▸ **What you need to do**:
Exactly retype the lines from the top of the data through the line containing "import * as", leaving out every picture.

▸ **Source excerpt**:

··········

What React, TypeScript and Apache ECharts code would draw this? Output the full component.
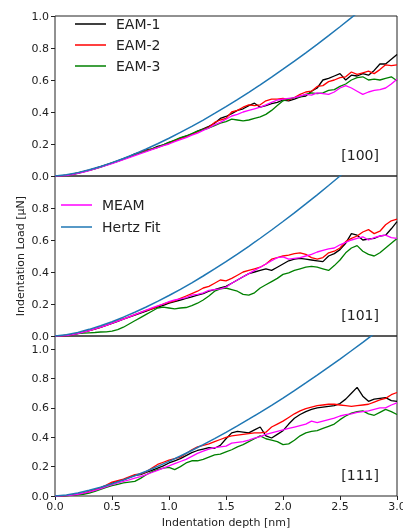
import React, { useEffect, useRef } from "react";
import * as echarts from "echarts";

const depth = [0,0.05,0.1,0.15,0.2,0.25,0.3,0.35,0.4,0.45,0.5,0.55,0.6,0.65,0.7,0.75,0.8,0.85,0.9,0.95,1.0,1.05,1.1,1.15,1.2,1.25,1.3,1.35,1.4,1.45,1.5,1.55,1.6,1.65,1.7,1.75,1.8,1.85,1.9,1.95,2.0,2.05,2.1,2.15,2.2,2.25,2.3,2.35,2.4,2.45,2.5,2.55,2.6,2.65,2.7,2.75,2.8,2.85,2.9,2.95,3.0];

// [100]
const eam1_100 = [0,0.001,0.005,0.011,0.019,0.028,0.037,0.047,0.058,0.07,0.082,0.094,0.108,0.121,0.138,0.15,0.163,0.17,0.185,0.195,0.21,0.22,0.237,0.25,0.262,0.28,0.295,0.31,0.33,0.36,0.372,0.39,0.41,0.42,0.44,0.455,0.43,0.44,0.452,0.46,0.475,0.47,0.48,0.495,0.5,0.53,0.55,0.6,0.61,0.625,0.64,0.6,0.63,0.625,0.64,0.63,0.66,0.7,0.7,0.73,0.76];
const eam2_100 = [0,0.001,0.004,0.01,0.018,0.027,0.036,0.046,0.057,0.069,0.081,0.093,0.106,0.118,0.133,0.146,0.158,0.168,0.178,0.192,0.205,0.222,0.235,0.245,0.26,0.275,0.29,0.305,0.335,0.35,0.36,0.4,0.41,0.43,0.445,0.44,0.445,0.47,0.48,0.48,0.485,0.475,0.49,0.51,0.525,0.53,0.56,0.565,0.59,0.6,0.615,0.62,0.65,0.635,0.645,0.655,0.64,0.665,0.695,0.69,0.695];
const eam3_100 = [0,0,0.003,0.009,0.017,0.026,0.035,0.045,0.056,0.068,0.08,0.092,0.105,0.12,0.132,0.145,0.155,0.168,0.18,0.195,0.21,0.225,0.24,0.25,0.265,0.28,0.29,0.3,0.315,0.33,0.34,0.355,0.35,0.345,0.35,0.36,0.37,0.385,0.41,0.44,0.47,0.48,0.49,0.495,0.51,0.52,0.515,0.52,0.535,0.54,0.56,0.575,0.6,0.615,0.62,0.6,0.605,0.6,0.61,0.62,0.595];
const meam_100 = [0,0,0.003,0.009,0.016,0.025,0.034,0.044,0.055,0.066,0.078,0.09,0.102,0.115,0.128,0.14,0.152,0.165,0.178,0.19,0.2,0.215,0.228,0.24,0.255,0.268,0.285,0.3,0.32,0.335,0.355,0.375,0.385,0.4,0.41,0.42,0.43,0.445,0.46,0.475,0.48,0.485,0.49,0.5,0.51,0.505,0.52,0.515,0.51,0.525,0.55,0.565,0.55,0.53,0.51,0.525,0.535,0.54,0.55,0.575,0.605];

// [101]
const eam1_101 = [0,0,0.003,0.008,0.015,0.024,0.033,0.043,0.054,0.066,0.079,0.092,0.105,0.118,0.13,0.143,0.155,0.17,0.18,0.192,0.205,0.215,0.225,0.235,0.245,0.255,0.265,0.28,0.29,0.3,0.31,0.33,0.35,0.37,0.39,0.4,0.41,0.42,0.41,0.43,0.45,0.47,0.48,0.485,0.48,0.475,0.47,0.465,0.5,0.515,0.54,0.58,0.64,0.63,0.6,0.605,0.61,0.625,0.63,0.67,0.715];
const eam2_101 = [0,0,0.003,0.009,0.016,0.025,0.034,0.045,0.056,0.068,0.08,0.094,0.107,0.12,0.133,0.147,0.16,0.17,0.185,0.2,0.21,0.22,0.235,0.25,0.265,0.28,0.3,0.31,0.33,0.35,0.345,0.36,0.38,0.4,0.41,0.42,0.43,0.45,0.48,0.49,0.5,0.505,0.515,0.52,0.51,0.49,0.48,0.49,0.52,0.53,0.55,0.59,0.61,0.625,0.65,0.665,0.64,0.655,0.695,0.72,0.73];
const eam3_101 = [0,0,0.005,0.01,0.015,0.018,0.02,0.022,0.025,0.026,0.03,0.04,0.055,0.075,0.095,0.115,0.135,0.155,0.175,0.18,0.175,0.17,0.175,0.178,0.19,0.205,0.225,0.25,0.28,0.295,0.3,0.29,0.28,0.26,0.255,0.27,0.3,0.32,0.34,0.36,0.385,0.395,0.41,0.42,0.43,0.435,0.43,0.42,0.41,0.44,0.475,0.52,0.55,0.565,0.53,0.51,0.5,0.52,0.55,0.58,0.61];
const meam_101 = [0,0,0.003,0.008,0.015,0.024,0.034,0.044,0.055,0.067,0.08,0.093,0.106,0.12,0.134,0.148,0.162,0.176,0.188,0.2,0.215,0.225,0.232,0.24,0.255,0.26,0.27,0.285,0.29,0.295,0.305,0.33,0.35,0.37,0.39,0.41,0.43,0.45,0.47,0.49,0.495,0.48,0.485,0.49,0.5,0.51,0.525,0.535,0.545,0.55,0.57,0.585,0.6,0.61,0.62,0.6,0.615,0.625,0.63,0.615,0.61];

// [111]
const eam1_111 = [0,0,0.002,0.006,0.012,0.02,0.03,0.042,0.055,0.07,0.088,0.1,0.11,0.125,0.14,0.145,0.16,0.175,0.19,0.205,0.225,0.24,0.255,0.275,0.295,0.31,0.32,0.33,0.325,0.345,0.39,0.43,0.44,0.435,0.43,0.45,0.47,0.41,0.395,0.42,0.445,0.49,0.53,0.555,0.575,0.59,0.6,0.605,0.61,0.615,0.63,0.66,0.7,0.74,0.68,0.645,0.66,0.665,0.67,0.65,0.645];
const eam2_111 = [0,0,0.002,0.006,0.012,0.02,0.03,0.042,0.057,0.075,0.095,0.105,0.115,0.13,0.145,0.15,0.165,0.19,0.215,0.23,0.245,0.255,0.265,0.29,0.315,0.335,0.345,0.355,0.37,0.385,0.4,0.41,0.415,0.42,0.425,0.43,0.43,0.435,0.47,0.49,0.51,0.535,0.56,0.58,0.595,0.605,0.615,0.62,0.625,0.625,0.62,0.615,0.61,0.615,0.62,0.625,0.64,0.655,0.665,0.69,0.705];
const eam3_111 = [0,0,0.002,0.004,0.007,0.012,0.02,0.032,0.045,0.058,0.07,0.08,0.09,0.095,0.1,0.12,0.145,0.165,0.18,0.19,0.195,0.18,0.2,0.225,0.24,0.24,0.25,0.265,0.28,0.285,0.3,0.315,0.335,0.35,0.37,0.39,0.41,0.39,0.38,0.37,0.35,0.355,0.38,0.41,0.43,0.44,0.445,0.46,0.475,0.49,0.52,0.545,0.565,0.575,0.58,0.56,0.55,0.57,0.59,0.575,0.555];
const meam_111 = [0,0,0.002,0.006,0.012,0.019,0.028,0.038,0.05,0.063,0.078,0.09,0.1,0.11,0.122,0.132,0.145,0.16,0.175,0.19,0.205,0.22,0.235,0.25,0.27,0.29,0.305,0.32,0.33,0.335,0.34,0.36,0.365,0.37,0.38,0.395,0.405,0.42,0.43,0.44,0.45,0.46,0.47,0.48,0.49,0.51,0.5,0.51,0.52,0.53,0.545,0.555,0.56,0.57,0.575,0.58,0.59,0.6,0.6,0.62,0.635];

// Hertz fits, read at 0.1 nm steps
const hertzDepth = [0,0.1,0.2,0.3,0.4,0.5,0.6,0.7,0.8,0.9,1.0,1.1,1.2,1.3,1.4,1.5,1.6,1.7,1.8,1.9,2.0,2.1,2.2,2.3,2.4,2.5,2.6,2.7,2.8,2.9,3.0];
const hertz100 = [0,0.0075,0.0211,0.0388,0.0597,0.0834,0.1097,0.1382,0.1689,0.2015,0.236,0.2723,0.3102,0.3498,0.3909,0.4336,0.4776,0.5231,0.5699,0.6181,0.6675,0.7182,0.7701,0.8232,0.8775,0.9329,0.9894,1.047,1.1057,1.1655,1.2263];
const hertz101 = [0,0.008,0.0226,0.0416,0.064,0.0895,0.1176,0.1482,0.181,0.216,0.253,0.2919,0.3326,0.375,0.4191,0.4648,0.512,0.5608,0.611,0.6626,0.7156,0.7699,0.8256,0.8825,0.9407,1.0001,1.0607,1.1225,1.1854,1.2494,1.3146];
const hertz111 = [0,0.0075,0.0211,0.0388,0.0597,0.0834,0.1097,0.1382,0.1689,0.2015,0.236,0.2723,0.3102,0.3498,0.3909,0.4336,0.4776,0.5231,0.5699,0.6181,0.6675,0.7182,0.7701,0.8232,0.8775,0.9329,0.9894,1.047,1.1057,1.1655,1.2263];

const panelLabels = ["[100]", "[101]", "[111]"];
const yMax = [1.0, 1.0, 1.09];
const seriesNames = ["EAM-1", "EAM-2", "EAM-3", "MEAM"];
const seriesColors = ["#000000", "#ff0000", "#008000", "#ff00ff"];
const hertzColor = "#1f77b4";

const panels = [
  { data: [eam1_100, eam2_100, eam3_100, meam_100], hertz: hertz100 },
  { data: [eam1_101, eam2_101, eam3_101, meam_101], hertz: hertz101 },
  { data: [eam1_111, eam2_111, eam3_111, meam_111], hertz: hertz111 },
];

const FONT = "DejaVu Sans";
const GRID_LEFT = 55;
const GRID_W = 342;
const GRID_TOP = 16;
const GRID_H = 160;

export default function App() {
  const ref = useRef<HTMLDivElement>(null);
  useEffect(() => {
    if (!ref.current) return;
    const chart = echarts.init(ref.current, null, { renderer: "svg" });
    const grids = [0, 1, 2].map((i) => ({
      left: GRID_LEFT,
      width: GRID_W,
      top: GRID_TOP + GRID_H * i,
      height: GRID_H,
      show: true,
      borderColor: "#222",
      borderWidth: 1,
      backgroundColor: "transparent",
      containLabel: false,
      outerBoundsMode: "none",
    }));
    const xAxes = [0, 1, 2].map((i) => ({
      type: "value",
      gridIndex: i,
      min: 0,
      max: 3,
      interval: 0.5,
      axisLine: { show: false },
      axisTick: { show: i === 2, length: 4, lineStyle: { color: "#222" } },
      axisLabel: {
        show: i === 2,
        formatter: (v: number) => v.toFixed(1),
        margin: 5,
        fontSize: 11,
        color: "#222",
        fontFamily: FONT,
      },
      splitLine: { show: false },
    }));
    const yAxes = [0, 1, 2].map((i) => ({
      type: "value",
      gridIndex: i,
      min: 0,
      max: yMax[i],
      interval: 0.2,
      axisLine: { show: false },
      axisTick: { show: true, length: 4, lineStyle: { color: "#222" } },
      axisLabel: {
        showMaxLabel: i === 0,
        formatter: (v: number) => (Math.abs(v / 0.2 - Math.round(v / 0.2)) < 1e-6 ? v.toFixed(1) : ""),
        margin: 6,
        fontSize: 11,
        color: "#222",
        fontFamily: FONT,
      },
      splitLine: { show: false },
    }));
    const series: any[] = [];
    panels.forEach((p, i) => {
      p.data.forEach((vals, k) => {
        series.push({
          type: "line",
          name: seriesNames[k],
          xAxisIndex: i,
          yAxisIndex: i,
          data: depth.map((d, j) => [d, vals[j]]),
          symbol: "none",
          lineStyle: { color: seriesColors[k], width: 1.3 },
          itemStyle: { color: seriesColors[k] },
          clip: true,
        });
      });
      series.push({
        type: "line",
        name: "Hertz Fit",
        xAxisIndex: i,
        yAxisIndex: i,
        data: hertzDepth.map((d, j) => [d, p.hertz[j]]),
        symbol: "none",
        lineStyle: { color: hertzColor, width: 1.5 },
        itemStyle: { color: hertzColor },
        clip: true,
      });
    });
    const legendCommon = {
      orient: "vertical",
      padding: 0,
      icon: "rect",
      itemWidth: 31,
      itemHeight: 1.5,
      itemGap: 7,
      textStyle: { fontSize: 14, color: "#222", fontFamily: FONT, padding: [0, 0, 0, 5] },
      selectedMode: false,
    };
    const option: any = {
      animation: false,
      textStyle: { fontFamily: FONT },
      grid: grids,
      xAxis: xAxes,
      yAxis: yAxes,
      legend: [
        { ...legendCommon, data: ["EAM-1", "EAM-2", "EAM-3"], left: 75, top: 17 },
        { ...legendCommon, data: ["MEAM", "Hertz Fit"], left: 61, top: 198, itemGap: 8 },
      ],
      series,
      graphic: [
        ...panelLabels.map((t, i) => ({
          type: "text",
          x: 379,
          y: 155 + GRID_H * i,
          style: {
            text: t,
            align: "right",
            verticalAlign: "middle",
            font: `14px "${FONT}"`,
            fill: "#222",
          },
        })),
        {
          type: "text",
          x: 20,
          y: 256,
          rotation: Math.PI / 2,
          style: {
            text: "Indentation Load [μN]",
            align: "center",
            verticalAlign: "middle",
            font: `11px "${FONT}"`,
            fill: "#222",
          },
        },
        {
          type: "text",
          x: 226,
          y: 522,
          style: {
            text: "Indentation depth [nm]",
            align: "center",
            verticalAlign: "middle",
            font: `11px "${FONT}"`,
            fill: "#222",
          },
        },
      ],
    };
    chart.setOption(option);
    return () => chart.dispose();
  }, []);
  return (
    <div
      ref={ref}
      style={{ position: "fixed", left: 0, top: 0, width: 403, height: 532 }}
    />
  );
}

··········

▸ **Exercise response**:
What React, TypeScript and Apache ECharts code would draw this? Output the full component.
import React, { useEffect, useRef } from "react";
import * as echarts from "echarts";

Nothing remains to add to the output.